Ana Sayfa
Kavram Arama : THS Google   |   Forum İçi Arama  

Üye İsmi
Şifre

Meslektaşların Soruları Hukukçu meslektaşların hukuki nitelikte sorularını birbirlerine yöneltecekleri mesleki yardımlaşma forumu. SADECE hukuk fakültesi mezunları ile hukuk profesyonellerinin (bilirkişi, icra müdürü vb.) yazışmasına açıktır. [Yeni Soru Sorun]

evlilikte katkı payı

Yanıt
Konuyu Değerlendirin Konu İçinde Arama Konu Araçları  
Old 09-11-2007, 12:11   #1
Av.Serkan Küçükkuru

 
Varsayılan evlilikte katkı payı

10 yıllık evli müvekkilin eşi ile arasında mal rejimi sözleşmesi yoktur.evlendikleri tarihte malvarlığına sahip değillerken şu an kocanın üzerine kayıtlı gayri menkulleri vardır.aralarındaki geçimsizlik nedeni ile fiilen ayrı yaşıyorlar Kadın boşanmak istemiyor ancak kocasının üzerine kayıtlı gayri menkullerinin yarısını istiyor boşanma davası açmaksızın böyle bişey münkünmüdür.
Old 09-11-2007, 12:28   #2
iussy

 
Varsayılan

Katkı payı talebi, malvarlığının elde edilmesinde, taraflardan birinin de katkısının olduğu iddiasının kanıtlanması halinde, kabul ediliyor. Ancak, bildiğim kadarı ile, ayrı yaşama durumunda, boşnama davası açmaksızın nafaka davası açmak mümkün iken, katkı payına yönelik bu şekilde bir uygulama yok.

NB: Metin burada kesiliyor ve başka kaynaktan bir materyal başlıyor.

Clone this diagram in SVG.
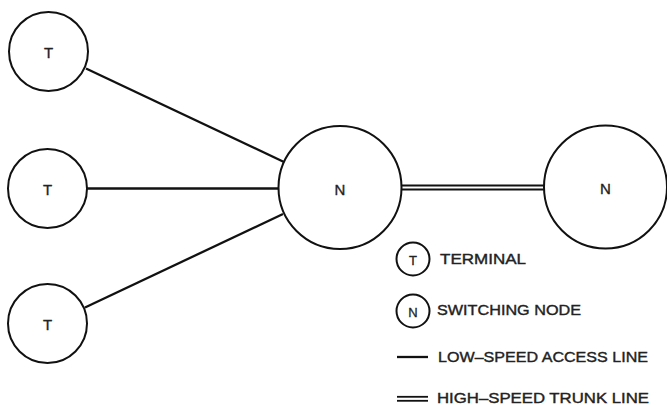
<svg xmlns="http://www.w3.org/2000/svg" width="667" height="405" viewBox="0 0 667 405">
<style>
.node{fill:#fff;stroke:#111;stroke-width:2}
.lbl{font-family:"Liberation Sans",Arial,sans-serif;font-size:15px;fill:#222;stroke:#222;stroke-width:0.35;text-anchor:middle;dominant-baseline:central}
.slbl{font-family:"Liberation Sans",Arial,sans-serif;font-size:13px;fill:#222;stroke:#222;stroke-width:0.3;text-anchor:middle;dominant-baseline:central}
.leg{font-family:"Liberation Sans",Arial,sans-serif;font-size:15px;fill:#222;stroke:#222;stroke-width:0.4}
.line{stroke:#111;stroke-width:2.3;fill:none}
.trunk{stroke:#111;stroke-width:1.8;fill:none}
</style>
<rect width="667" height="405" fill="#fff"/>
<g id="connectors">
<line class="line" x1="86" y1="68.5" x2="284" y2="162"/>
<line class="line" x1="87" y1="188.5" x2="280" y2="188.5"/>
<line class="line" x1="85" y1="307.5" x2="283" y2="214"/>
<line class="trunk" x1="401" y1="185.5" x2="545" y2="185.5"/>
<line class="trunk" x1="401" y1="189.5" x2="545" y2="189.5"/>
</g>
<g id="t1"><circle class="node" cx="48.5" cy="51.5" r="39.5"/><text class="lbl" x="48.5" y="52">T</text></g>
<g id="t2"><circle class="node" cx="47.5" cy="188.5" r="39.5"/><text class="lbl" x="47.5" y="189">T</text></g>
<g id="t3"><circle class="node" cx="47.5" cy="323.5" r="39.5"/><text class="lbl" x="47.5" y="324">T</text></g>
<g id="n1"><circle class="node" cx="340" cy="187.5" r="61.5"/><text class="lbl" x="340" y="189">N</text></g>
<g id="n2"><circle class="node" cx="605.5" cy="187" r="61.5"/><text class="lbl" x="605.5" y="188">N</text></g>
<g id="legend">
<circle class="node" cx="413" cy="259" r="16.5"/><text class="slbl" x="413" y="260">T</text>
<text class="leg" x="440" y="264" textLength="86" lengthAdjust="spacingAndGlyphs">TERMINAL</text>
<circle class="node" cx="413" cy="311" r="16.5"/><text class="slbl" x="413" y="312">N</text>
<text class="leg" x="437" y="315" textLength="144" lengthAdjust="spacingAndGlyphs">SWITCHING NODE</text>
<line class="line" x1="397" y1="357" x2="428" y2="357"/>
<text class="leg" x="438" y="362" textLength="210" lengthAdjust="spacingAndGlyphs">LOW–SPEED ACCESS LINE</text>
<line class="trunk" x1="397" y1="396.8" x2="428" y2="396.8"/>
<line class="trunk" x1="397" y1="400.8" x2="428" y2="400.8"/>
<text class="leg" x="437" y="403" textLength="212" lengthAdjust="spacingAndGlyphs">HIGH–SPEED TRUNK LINE</text>
</g>
</svg>
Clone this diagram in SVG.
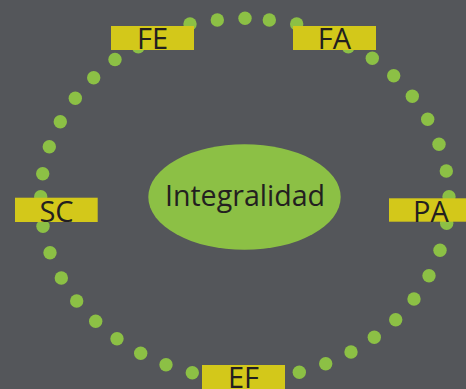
<svg xmlns="http://www.w3.org/2000/svg" width="466" height="389" viewBox="0 0 466 389">
  <style>
    .dot { fill: #8CC045; }
    .lbl { fill: #D3C81A; }
    .lt { font-family: "Open Sans", "Liberation Sans", sans-serif; font-size: 29px; fill: #231F20; text-anchor: middle; }
    .ct { font-family: "Open Sans", "Liberation Sans", sans-serif; font-size: 28.6px; fill: #231F20; text-anchor: middle; }
  </style>
  <rect x="0" y="0" width="466" height="389" fill="#54565A"/>
  <g id="ring">
    <circle class="dot" cx="115" cy="59.5" r="6.7"/>
    <circle class="dot" cx="138.3" cy="46.7" r="6.7"/>
    <circle class="dot" cx="164" cy="34" r="6.7"/>
    <circle class="dot" cx="190" cy="24" r="6.7"/>
    <circle class="dot" cx="217.3" cy="20" r="6.7"/>
    <circle class="dot" cx="245" cy="18.3" r="6.7"/>
    <circle class="dot" cx="269.3" cy="20" r="6.7"/>
    <circle class="dot" cx="296.7" cy="24" r="6.7"/>
    <circle class="dot" cx="322" cy="33.5" r="6.7"/>
    <circle class="dot" cx="348.3" cy="46.7" r="6.7"/>
    <circle class="dot" cx="372.3" cy="58.3" r="6.7"/>
    <circle class="dot" cx="393.7" cy="75.7" r="6.7"/>
    <circle class="dot" cx="412.3" cy="96.3" r="6.7"/>
    <circle class="dot" cx="427.7" cy="119.3" r="6.7"/>
    <circle class="dot" cx="439" cy="144.3" r="6.7"/>
    <circle class="dot" cx="446.3" cy="171" r="6.7"/>
    <circle class="dot" cx="449" cy="196.7" r="6.7"/>
    <circle class="dot" cx="446.7" cy="223.3" r="6.7"/>
    <circle class="dot" cx="440" cy="250.3" r="6.7"/>
    <circle class="dot" cx="429" cy="275.7" r="6.7"/>
    <circle class="dot" cx="414" cy="299" r="6.7"/>
    <circle class="dot" cx="395.7" cy="319.7" r="6.7"/>
    <circle class="dot" cx="374.3" cy="337.3" r="6.7"/>
    <circle class="dot" cx="351" cy="352" r="6.7"/>
    <circle class="dot" cx="325.7" cy="363.7" r="6.7"/>
    <circle class="dot" cx="299.3" cy="372.3" r="6.7"/>
    <circle class="dot" cx="272.5" cy="378" r="6.7"/>
    <circle class="dot" cx="246" cy="380" r="6.7"/>
    <circle class="dot" cx="219" cy="378" r="6.7"/>
    <circle class="dot" cx="192.3" cy="372.7" r="6.7"/>
    <circle class="dot" cx="166" cy="364.7" r="6.7"/>
    <circle class="dot" cx="140.7" cy="353.3" r="6.7"/>
    <circle class="dot" cx="117" cy="338.7" r="6.7"/>
    <circle class="dot" cx="95.7" cy="321.3" r="6.7"/>
    <circle class="dot" cx="76.7" cy="301" r="6.7"/>
    <circle class="dot" cx="61.3" cy="278" r="6.7"/>
    <circle class="dot" cx="50" cy="252.7" r="6.7"/>
    <circle class="dot" cx="43" cy="226.3" r="6.7"/>
    <circle class="dot" cx="40.7" cy="196.7" r="6.7"/>
    <circle class="dot" cx="42.7" cy="173.7" r="6.7"/>
    <circle class="dot" cx="49.3" cy="146.7" r="6.7"/>
    <circle class="dot" cx="60.3" cy="121.7" r="6.7"/>
    <circle class="dot" cx="75.3" cy="98.3" r="6.7"/>
    <circle class="dot" cx="93.7" cy="77.7" r="6.7"/>
  </g>
  <g id="connectors"></g>
  <g id="integralidad">
    <ellipse cx="244.5" cy="197" rx="96.2" ry="52.8" class="dot"/>
    <text class="ct" x="245" y="205.7">Integralidad</text>
  </g>
  <g id="FE">
    <rect class="lbl" x="111" y="26" width="83" height="24"/>
    <text class="lt" x="152.5" y="49.3">FE</text>
  </g>
  <g id="FA">
    <rect class="lbl" x="293" y="26" width="83" height="24"/>
    <text class="lt" x="334.5" y="49.3">FA</text>
  </g>
  <g id="SC">
    <rect class="lbl" x="15" y="197.7" width="82.7" height="24.3"/>
    <text class="lt" x="56.5" y="221.5">SC</text>
  </g>
  <g id="PA">
    <rect class="lbl" x="389" y="198.3" width="83" height="23.4"/>
    <text class="lt" x="431" y="221.5">PA</text>
  </g>
  <g id="EF">
    <rect class="lbl" x="202" y="365" width="83" height="24"/>
    <text class="lt" x="243.5" y="388.3">EF</text>
  </g>
</svg>
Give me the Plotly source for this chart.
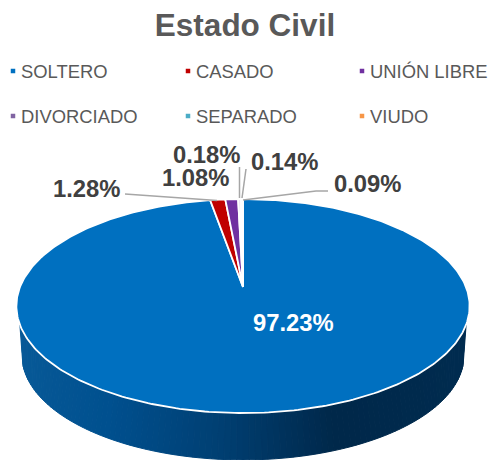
import numpy as np
import plotly.graph_objects as go

categories = ["SOLTERO", "CASADO", "UNIÓN LIBRE", "DIVORCIADO", "SEPARADO", "VIUDO"]
percent = [97.23, 1.28, 1.08, 0.18, 0.14, 0.09]
colors = ["#0070C0", "#C00000", "#7030A0", "#8064A2", "#4BACC6", "#F79646"]
chart_title = "Estado Civil"

W, H = 489, 460
CX, CY = 243.0, 287.0
A, B, P = 223.0, 103.6, 0.178
DEPTH_Y, DEPTH_S = 50.0, 0.975
SANS = "Liberation Sans, Arial, sans-serif"


def rim(theta, scale=1.0, dy=0.0):
    """Clockwise angle from 12 o'clock on the tilted, perspective-foreshortened disc."""
    u, v = np.sin(theta), np.cos(theta)
    w = 1 + P * v
    return CX + scale * A * u / w, CY + dy - scale * B * v / w


fig = go.Figure()

# side wall of the big slice
stops = [(16, (8, 90, 152)), (110, (0, 80, 143)), (230, (0, 62, 112)),
         (335, (0, 40, 74)), (470, (0, 44, 80))]
sx = [s[0] for s in stops]
edges = np.radians(np.linspace(110, 250, 111))[::-1]
low = np.pi + (edges - np.pi) * 75 / 70
for k in range(len(edges) - 1):
    xa, ya = rim(edges[k:k + 2])
    xb, yb = rim(low[k:k + 2][::-1], DEPTH_S, DEPTH_Y)
    mid = (xa.mean() + xb.mean()) / 2
    rgb = [int(np.interp(mid, sx, [s[1][i] for s in stops])) for i in range(3)]
    col = f"rgb({rgb[0]},{rgb[1]},{rgb[2]})"
    fig.add_trace(go.Scatter(x=[*xa, *xb, xa[0]], y=[*ya, *yb, ya[0]], mode="lines",
                             fill="toself", fillcolor=col, line=dict(color=col, width=1),
                             hoverinfo="skip", showlegend=False))

# top face slices, clockwise from 12 o'clock
cum = np.cumsum([0] + percent) / sum(percent) * 2 * np.pi
for i, name in enumerate(categories):
    t = np.linspace(cum[i], cum[i + 1], max(3, int(percent[i] * 4)))
    x, y = rim(t)
    fig.add_trace(go.Scatter(x=[CX, *x, CX], y=[CY, *y, CY], mode="lines", fill="toself",
                             fillcolor=colors[i], line=dict(color="white", width=1.8),
                             name=name, hoverinfo="name", showlegend=False))

# leader lines
leaders = [([125, 217], [194, 200.5]), ([239.5, 239.5], [167, 198]), ([246, 242], [169, 198]),
           ([328, 316, 243], [191, 191, 200])]
for lx, ly in leaders:
    fig.add_trace(go.Scatter(x=lx, y=ly, mode="lines", line=dict(color="#A6A6A6", width=1.5),
                             hoverinfo="skip", showlegend=False))

# legend swatches
legend_x = [13, 188, 362, 13, 188, 362]
legend_y = [71, 71, 71, 116, 116, 116]
fig.add_trace(go.Scatter(x=legend_x, y=legend_y, mode="markers",
                         marker=dict(symbol="square", size=4.5, color=colors, line=dict(width=0)),
                         hoverinfo="skip", showlegend=False))

ann = []
for x, y, name in zip(legend_x, legend_y, categories):
    ann.append(dict(x=x + 6, y=y, text=name, xanchor="left", yanchor="middle", showarrow=False,
                    font=dict(family=SANS, size=18.4, color="#595959")))

label_pos = [(293, 322), (86, 188), (195, 177), (206, 154), (284, 161), (367, 183)]
for i, (v, (x, y)) in enumerate(zip(percent, label_pos)):
    ann.append(dict(x=x, y=y, text=f"{v:.2f}%", xanchor="center", yanchor="middle", showarrow=False,
                    font=dict(family=SANS, size=23.8, color="white" if i == 0 else "#404040", weight="bold")))

fig.update_layout(
    width=W, height=H, margin=dict(l=0, r=0, t=0, b=0), autosize=False,
    paper_bgcolor="white", plot_bgcolor="white", showlegend=False, annotations=ann,
    title=dict(text=f"<b>{chart_title}</b>", x=245 / W, xanchor="center", y=1 - 25 / H, yanchor="middle",
               font=dict(family=SANS, size=31.5, color="#595959")),
    xaxis=dict(range=[0, W], visible=False, fixedrange=True),
    yaxis=dict(range=[H, 0], visible=False, fixedrange=True),
)
fig.write_html("out.html", config=dict(displayModeBar=False),
               post_script="document.body.style.margin='0';document.documentElement.style.overflow='hidden';")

Ayrıca, mal rejimi sözleşmesi, yeni Medeni Kanun'un yürürlüğe girmesinden önceki dönemi düzenlemekte olup, 2002 yılından itibaren edinilmiş malların varlığı söz konusu ise, bu durumda, müvekkiliniz her halde, hak talep edebilecektir. Üstelik, bu talebin, kocanın banka hesabındaki artışlar açısından bile değerlendirilebilmesi mümkündür.
Old 09-11-2007, 13:56   #3
Sinerji Hukuk Yazılımları

 
Varsayılan

T.C. YARGITAY
1.Hukuk Dairesi

Esas: 2004/2761
Karar: 2004/5195
Karar Tarihi: 04.05.2004

ÖZET : Dava, evlilik birliği içerisinde edinilen 6 parselde kayıtlı 7 nolu bağımsız bölüm vasıflı taşınmazın tapu kaydının katkı payı oranında iptali ile tescili, olamadığı taktirde tazminat isteğine ilişkindir.
Dosya içeriği ve toplanan delillerden, çekişme konusu taşınmazın davacının katkısı ile alındığı anlaşılmaktadır. Ancak, davada 7.10.1953 tarih 8/7 Sayılı İnançları Birleştirme Kararı uyarınca ayın isteme olanağının bulunmadığı açıktır. Ne var ki, davacı ayın isteği yanında tazminat talebinde de bulunmuştur.
Hal böyle olunca, çekişmeli taşınmazın dava tarihindeki değerinin saptanması, davacının taşınmaz alımına katkısının belirlenmesi ve sonucuna göre bir karar verilmesi gerekir.


(4721 S. K. m. 218)

Dava: Taraflar arasında görülen davada;

Davacı, davalı ile 1979 yılında evlendiklerini, ancak, evlilik ilişkilerinin bozulması nedeniyle halen ayrı yaşadıklarını; müşterek hayatın devamı sırasında edindikleri, Aydın merkezdeki 6 parselde bulunan 7 nolu bağımsız bölümü ile Didim'deki 9056 parselde bulunan yazlık meskenin tarafların ortak kazançları ile satın alınmasına rağmen tapuda davalı adına tescil edildiğini ileri sürerek, taşınmaz tapularının 1/2 oranında iptaliyle adına tesciline olmadığı takdirde taşınmazların değerlerinin 1/2 payının davalıdan tahsiline karar verilmesini istemiş, yargılama sırasında Didim'deki taşınmazla ilgili davanın tefrikine karar verilmiştir.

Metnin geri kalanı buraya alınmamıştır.